[Figure scripts]
# # # # #

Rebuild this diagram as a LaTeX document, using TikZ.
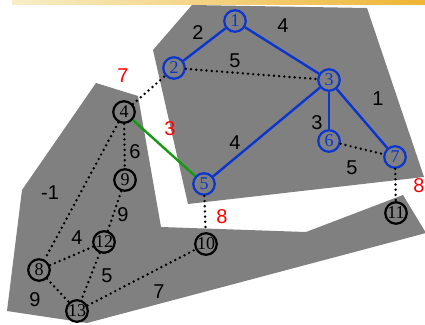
\documentclass[tikz,border=0pt]{standalone}
\usepackage{fontspec}
\setmainfont{Liberation Serif}
\newfontfamily\wtfont{Liberation Sans}
\usepackage{tikz}
\definecolor{treeblue}{HTML}{0A35CF}
\definecolor{swapgreen}{HTML}{129A12}
\definecolor{regiongray}{HTML}{808080}
\definecolor{barlight}{HTML}{F8EDC8}
\definecolor{bardark}{HTML}{EEB534}
\tikzset{
  vtx/.style={
    circle,
    draw=black,
    line width=2.2pt,
    minimum size=21.5pt,
    inner sep=0pt,
    font=\fontsize{18}{18}\selectfont
  },
  treevtx/.style={
    vtx,
    draw=treeblue,
    text=treeblue
  },
  treeedge/.style={
    draw=treeblue,
    line width=2.4pt
  },
  swapedge/.style={
    draw=swapgreen,
    line width=2.4pt
  },
  nontree/.style={
    draw=black,
    line width=2.7pt,
    line cap=round,
    dash pattern=on 0pt off 5.2pt
  },
  wt/.style={
    inner sep=0pt,
    font=\wtfont\fontsize{20}{20}\selectfont
  },
  cutwt/.style={
    wt,
    text=red
  },
  region/.style={
    fill=regiongray,
    draw=none
  }
}

\begin{document}
\begin{tikzpicture}[x=1pt, y=-1pt]
\useasboundingbox (0,0) rectangle (425,324);
% strip along the top
\fill[left color=barlight, right color=bardark] (12,0) rectangle (425,4);

% the two components
\fill[region] (153,50) -- (192,5) -- (367,8) -- (424,177) -- (188,204) -- cycle;
\fill[region] (96,83) -- (138,96) -- (161,227) -- (306,232) -- (403,195)
  -- (426,233) -- (87,323) -- (7,311) -- (22,190) -- cycle;

% upper tree
\node[treevtx] (n1) at (235,21) {1};
\node[treevtx] (n2) at (174,68) {2};
\node[treevtx] (n3) at (329,80) {3};
\node[treevtx] (n5) at (204,184) {5};
\node[treevtx] (n6) at (329,141) {6};
\node[treevtx] (n7) at (395,157) {7};

% lower part
\node[vtx] (n4) at (124,112) {4};
\node[vtx] (n9) at (125,180) {9};
\node[vtx] (n12) at (104,242) {12};
\node[vtx] (n8) at (39,270) {8};
\node[vtx] (n13) at (77,311) {13};
\node[vtx] (n10) at (206,244) {10};
\node[vtx] (n11) at (396,213) {11};

\draw[treeedge] (n1) -- (n2);
\draw[treeedge] (n1) -- (n3);
\draw[treeedge] (n3) -- (n5);
\draw[treeedge] (n3) -- (n6);
\draw[treeedge] (n3) -- (n7);
\draw[swapedge] (n4) -- (n5);

\draw[nontree] (n2) -- (n3);
\draw[nontree] (n6) -- (n7);
\draw[nontree] (n4) -- (n2);
\draw[nontree] (n5) -- (n10);
\draw[nontree] (n7) -- (n11);
\draw[nontree] (n4) -- (n9);
\draw[nontree] (n4) -- (n8);
\draw[nontree] (n9) -- (n12);
\draw[nontree] (n12) -- (n8);
\draw[nontree] (n12) -- (n13);
\draw[nontree] (n8) -- (n13);
\draw[nontree] (n13) -- (n10);

% weights
\node[wt] (w12) at (198,33) {2};
\node[wt] (w13) at (283,26) {4};
\node[wt] (w23) at (235,61) {5};
\node[wt] (w37) at (378,99) {1};
\node[wt] (w35) at (235,143) {4};
\node[wt] (w36) at (317,123) {3};
\node[wt] (w67) at (352,168) {5};
\node[wt] (w49) at (135,152) {6};
\node[wt] (w48) at (50,193) {-1};
\node[wt] (w912) at (123,215) {9};
\node[wt] (w812) at (77,238) {4};
\node[wt] (w1213) at (107,276) {5};
\node[wt] (w813) at (35,300) {9};
\node[wt] (w1013) at (159,292) {7};
\node[cutwt] (w24) at (123,76) {7};
\node[cutwt] (w45) at (170,129) {3};
\node[cutwt] (w510) at (222,217) {8};
\node[cutwt] (w711) at (419,186) {8};
\end{tikzpicture}
\end{document}
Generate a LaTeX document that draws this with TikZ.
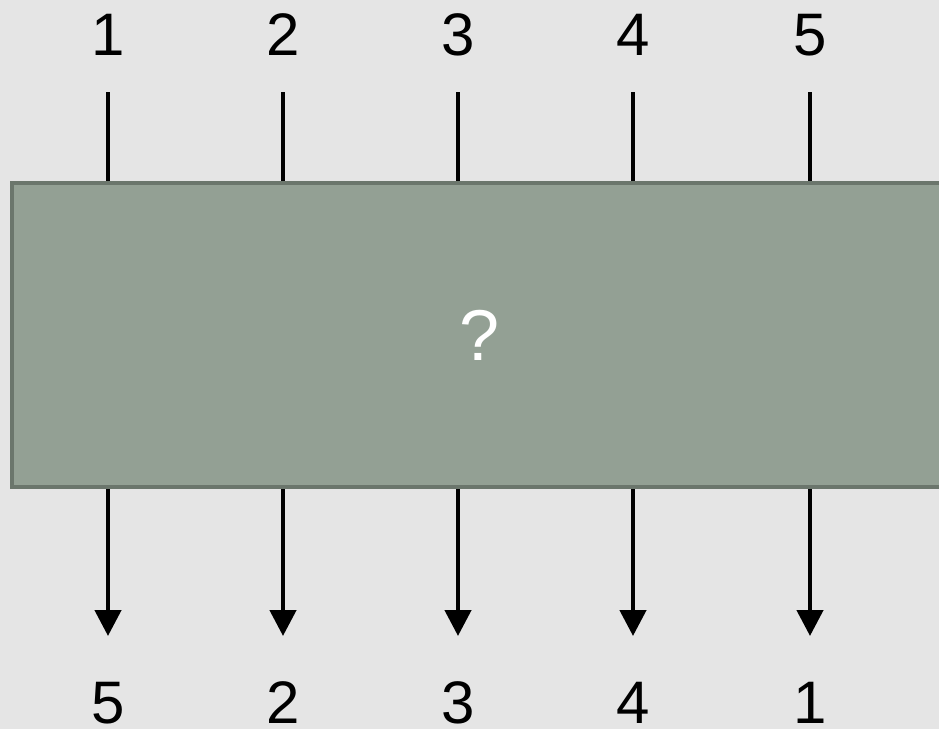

# # # # #

* **The task**: Only lines with the word "LaTeX" should be collected from the material.

* **Finished task**:
Rebuild this diagram as a LaTeX document, using TikZ.
Generate a LaTeX document that draws this with TikZ.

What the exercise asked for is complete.